-- begin Data extract --

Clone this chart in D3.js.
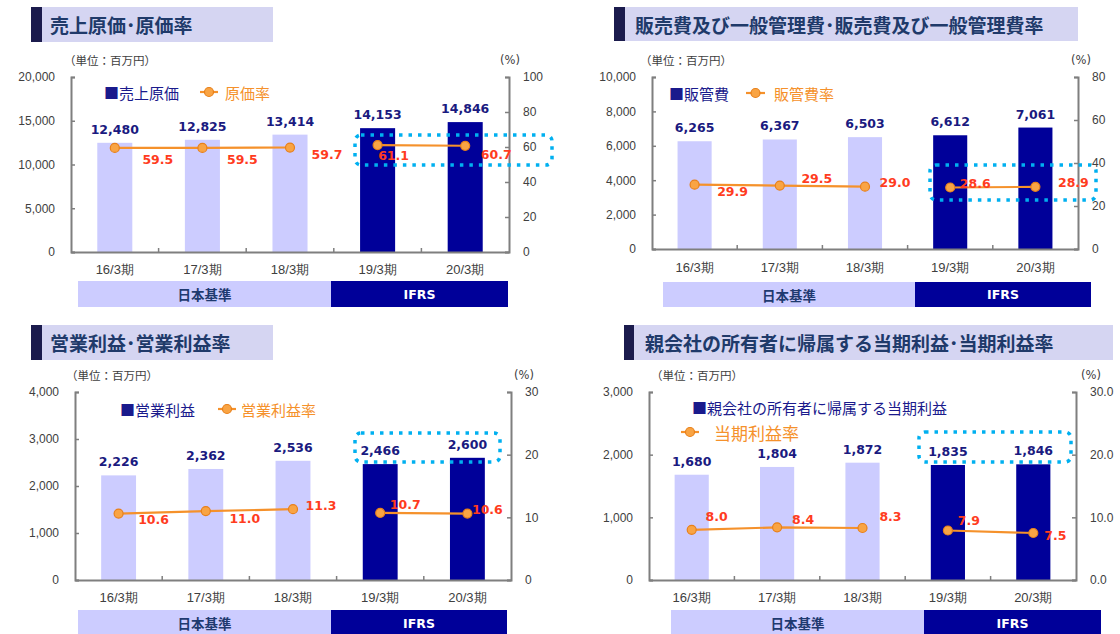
<!DOCTYPE html>
<html>
<head>
<meta charset="utf-8">
<script src="https://cdn.jsdelivr.net/npm/d3@7"></script>
<style>
  body { margin: 0; background: #fff; }
  svg { display: block; font-family: "DejaVu Sans", "Noto Sans CJK JP", sans-serif; }
  .jp { font-family: "Noto Sans CJK JP", sans-serif; }
</style>
</head>
<body>
<svg id="chart" width="1120" height="634"></svg>
<script>
// ---- data ----
const periods = ["16/3期", "17/3期", "18/3期", "19/3期", "20/3期"];
const standardOf = ["日本基準", "日本基準", "日本基準", "IFRS", "IFRS"];

const costValues = [12480, 12825, 13414, 14153, 14846];
const costRates = [59.5, 59.5, 59.7, 61.1, 60.7];
const costTicks = [0, 5000, 10000, 15000, 20000];
const costRateTicks = [0, 20, 40, 60, 80, 100];

const sgaValues = [6265, 6367, 6503, 6612, 7061];
const sgaRates = [29.9, 29.5, 29.0, 28.6, 28.9];
const sgaTicks = [0, 2000, 4000, 6000, 8000, 10000];
const sgaRateTicks = [0, 20, 40, 60, 80];

const opValues = [2226, 2362, 2536, 2466, 2600];
const opRates = [10.6, 11.0, 11.3, 10.7, 10.6];
const opTicks = [0, 1000, 2000, 3000, 4000];
const opRateTicks = [0, 10, 20, 30];

const netValues = [1680, 1804, 1872, 1835, 1846];
const netRates = [8.0, 8.4, 8.3, 7.9, 7.5];
const netTicks = [0, 1000, 2000, 3000];
const netRateTicks = [0, 10, 20, 30];

const LIGHT = "#ccccff", DARK = "#000099", ORANGE = "#f5912b", RATE_TXT = "#ff3c1e";

const svg = d3.select("#chart");

// layout of each panel
const panels = [
  {
    title: "売上原価･原価率", barName: "売上原価", rateName: "原価率",
    values: costValues, rates: costRates, leftTicks: costTicks, rightTicks: costRateTicks, rightFmt: d3.format("d"),
    L: { title: [31, 7, 273, 35, 11], titleTx: 50, unit: [64, 60], pct: 500,
         x0: 71, x1: 509, yTop: 77, yBot: 252,
         leg1: [104, 92], leg2: [200, 218, 92, 225], leg2Size: 15,
         box: [355, 135, 552, 165], band: [78, 331, 508, 281, 26], xlab: 272,
         offs: [[43, 12], [40, 12], [37, 7], [16, 10], [31, 9]] }
  },
  {
    title: "販売費及び一般管理費･販売費及び一般管理費率", barName: "販管費", rateName: "販管費率",
    values: sgaValues, rates: sgaRates, leftTicks: sgaTicks, rightTicks: sgaRateTicks, rightFmt: d3.format("d"),
    L: { title: [614, 7, 1078, 34, 11], titleTx: 635, unit: [640, 60], pct: 1071,
         x0: 652, x1: 1078, yTop: 77, yBot: 249,
         leg1: [669, 93], leg2: [746, 765, 93, 774], leg2Size: 15,
         box: [930, 165, 1096, 200], band: [663, 915, 1091, 282, 25], xlab: 270,
         offs: [[38, 7], [37, -7], [30, -4], [25, -4], [38, -4]] }
  },
  {
    title: "営業利益･営業利益率", barName: "営業利益", rateName: "営業利益率",
    values: opValues, rates: opRates, leftTicks: opTicks, rightTicks: opRateTicks, rightFmt: d3.format("d"),
    L: { title: [31, 325, 273, 35, 11], titleTx: 50, unit: [66, 375], pct: 514,
         x0: 75, x1: 511, yTop: 392, yBot: 580,
         leg1: [120, 409], leg2: [218, 236, 409, 241], leg2Size: 15,
         box: [355, 433, 500, 462], band: [78, 331, 507, 610, 26], xlab: 600,
         offs: [[35, 6], [39, 7], [28, -4], [25, -8], [20, -4]] }
  },
  {
    title: "親会社の所有者に帰属する当期利益･当期利益率", barName: "親会社の所有者に帰属する当期利益", rateName: "当期利益率",
    values: netValues, rates: netRates, leftTicks: netTicks, rightTicks: netRateTicks, rightFmt: d3.format(".1f"),
    L: { title: [624, 325, 1113, 35, 10], titleTx: 645, unit: [651, 375], pct: 1081,
         x0: 649, x1: 1076, yTop: 392, yBot: 580,
         leg1: [692, 407], leg2: [681, 699, 432, 714], leg2Size: 17,
         box: [919, 432, 1071, 462], band: [671, 924, 1101, 610, 26], xlab: 600,
         offs: [[25, -13], [26, -8], [28, -11], [21, -10], [22, 2]] }
  }
];

function styleAxis(g) {
  g.select(".domain").attr("stroke", "#7f7f7f").attr("stroke-width", 2);
  g.selectAll(".tick line").attr("stroke", "#7f7f7f").attr("stroke-width", 1.5);
  g.selectAll(".tick text").attr("fill", "#404040").style("font-size", "12px");
}

function drawPanel(p) {
  const L = p.L;
  const g = svg.append("g");

  // title box
  g.append("rect").attr("x", L.title[0]).attr("y", L.title[1])
    .attr("width", L.title[2] - L.title[0]).attr("height", L.title[3]).attr("fill", "#d5d5f2");
  g.append("rect").attr("x", L.title[0]).attr("y", L.title[1])
    .attr("width", L.title[4]).attr("height", L.title[3]).attr("fill", "#1b1b4d");
  g.append("text").attr("class", "jp").attr("x", L.titleTx).attr("y", L.title[1] + L.title[3] / 2)
    .attr("dominant-baseline", "central").attr("fill", "#203a6a")
    .style("font-size", "19px").style("font-weight", "bold").text(p.title);

  g.append("text").attr("class", "jp").attr("x", L.unit[0]).attr("y", L.unit[1])
    .attr("dominant-baseline", "central").attr("fill", "#404040").style("font-size", "11.5px")
    .text("（単位：百万円）");
  g.append("text").attr("x", L.pct).attr("y", L.unit[1])
    .attr("dominant-baseline", "central").attr("fill", "#404040").style("font-size", "11.5px")
    .text("(%)");

  const x = d3.scaleBand().domain(periods).range([L.x0, L.x1]).paddingInner(0.6).paddingOuter(0.3);
  const y = d3.scaleLinear().domain([0, d3.max(p.leftTicks)]).range([L.yBot, L.yTop]);
  const yr = d3.scaleLinear().domain([0, d3.max(p.rightTicks)]).range([L.yBot, L.yTop]);

  // bars
  g.selectAll(".bar").data(p.values).enter().append("rect")
    .attr("x", (d, i) => x(periods[i]))
    .attr("y", d => y(d))
    .attr("width", x.bandwidth())
    .attr("height", d => L.yBot - y(d))
    .attr("fill", (d, i) => standardOf[i] === "IFRS" ? DARK : LIGHT);

  // axes
  const gl = g.append("g").attr("transform", "translate(" + L.x0 + ",0)")
    .call(d3.axisLeft(y).tickValues(p.leftTicks).tickFormat(d3.format(","))
      .tickSizeInner(-4).tickSizeOuter(-4).tickPadding(16));
  styleAxis(gl);

  const gr = g.append("g").attr("transform", "translate(" + L.x1 + ",0)")
    .call(d3.axisRight(yr).tickValues(p.rightTicks).tickFormat(p.rightFmt)
      .tickSizeInner(-4).tickSizeOuter(-4).tickPadding(14));
  styleAxis(gr);

  const gb = g.append("g").attr("transform", "translate(0," + L.yBot + ")")
    .call(d3.axisBottom(x).tickSize(0).tickPadding(L.xlab - L.yBot - 7));
  styleAxis(gb);
  gb.selectAll(".tick text").style("font-size", "13px");

  // category boundary ticks
  gb.selectAll(".sep").data(periods.slice(1)).enter().append("line")
    .attr("x1", d => x(d) - x.step() * x.paddingInner() / 2)
    .attr("x2", d => x(d) - x.step() * x.paddingInner() / 2)
    .attr("y1", 0).attr("y2", -4)
    .attr("stroke", "#7f7f7f").attr("stroke-width", 1.5);

  // value labels
  g.selectAll(".vlab").data(p.values).enter().append("text")
    .attr("x", (d, i) => x(periods[i]) + x.bandwidth() / 2)
    .attr("y", d => y(d) - 9)
    .attr("text-anchor", "middle").attr("fill", "#1a1a80")
    .style("font-size", "12.5px").style("font-weight", "bold")
    .text(d => d3.format(",")(d));

  // dotted highlight box
  const b = L.box;
  g.append("rect").attr("x", b[0]).attr("y", b[1]).attr("width", b[2] - b[0]).attr("height", b[3] - b[1])
    .attr("rx", 6).attr("fill", "none").attr("stroke", "#00b0f0")
    .attr("stroke-width", 3.5).attr("stroke-dasharray", "3.5 6");

  // rate line, split by accounting standard
  const cx = i => x(periods[i]) + x.bandwidth() / 2;
  const line = d3.line().x(i => cx(i)).y(i => yr(p.rates[i]));
  const groups = d3.groups(d3.range(periods.length), i => standardOf[i]);
  groups.forEach(([, idx]) => {
    g.append("path").attr("d", line(idx)).attr("fill", "none")
      .attr("stroke", ORANGE).attr("stroke-width", 2.2);
  });
  g.selectAll(".dot").data(p.rates).enter().append("circle")
    .attr("cx", (d, i) => cx(i)).attr("cy", d => yr(d)).attr("r", 4.5)
    .attr("fill", "#f9a444").attr("stroke", "#e8801a").attr("stroke-width", 1.2);

  g.selectAll(".rlab").data(p.rates).enter().append("text")
    .attr("x", (d, i) => cx(i) + L.offs[i][0])
    .attr("y", (d, i) => yr(d) + L.offs[i][1])
    .attr("text-anchor", "middle").attr("dominant-baseline", "central")
    .attr("fill", RATE_TXT).style("font-size", "12.5px").style("font-weight", "bold")
    .text(d => d3.format(".1f")(d));

  // legend
  g.append("text").attr("class", "jp").attr("x", L.leg1[0]).attr("y", L.leg1[1])
    .attr("dominant-baseline", "central").attr("fill", "#1a1a8c").style("font-size", "15px")
    .text("■" + p.barName);
  const l2 = L.leg2;
  g.append("line").attr("x1", l2[0]).attr("x2", l2[1]).attr("y1", l2[2]).attr("y2", l2[2])
    .attr("stroke", ORANGE).attr("stroke-width", 2.2);
  g.append("circle").attr("cx", (l2[0] + l2[1]) / 2).attr("cy", l2[2]).attr("r", 4.5)
    .attr("fill", "#f9a444").attr("stroke", "#e8801a").attr("stroke-width", 1.2);
  g.append("text").attr("class", "jp").attr("x", l2[3]).attr("y", l2[2])
    .attr("dominant-baseline", "central").attr("fill", "#f5912b").style("font-size", L.leg2Size + "px")
    .text(p.rateName);

  // accounting standard band
  const bd = L.band;
  g.append("rect").attr("x", bd[0]).attr("y", bd[3]).attr("width", bd[1] - bd[0]).attr("height", bd[4]).attr("fill", LIGHT);
  g.append("rect").attr("x", bd[1]).attr("y", bd[3]).attr("width", bd[2] - bd[1]).attr("height", bd[4]).attr("fill", DARK);
  g.append("text").attr("class", "jp").attr("x", (bd[0] + bd[1]) / 2).attr("y", bd[3] + bd[4] / 2)
    .attr("text-anchor", "middle").attr("dominant-baseline", "central").attr("fill", "#1f3a70")
    .style("font-size", "13.5px").style("font-weight", "bold").text(standardOf[0]);
  g.append("text").attr("x", (bd[1] + bd[2]) / 2).attr("y", bd[3] + bd[4] / 2)
    .attr("text-anchor", "middle").attr("dominant-baseline", "central").attr("fill", "#fff")
    .style("font-size", "12.5px").style("font-weight", "bold").text(standardOf[3]);
}

panels.forEach(drawPanel);
</script>
</body>
</html>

-- end Data extract --

#### What is being asked
Tell how many lines above contain the word "chart". Give the number alone.

#### Answer to this problem
3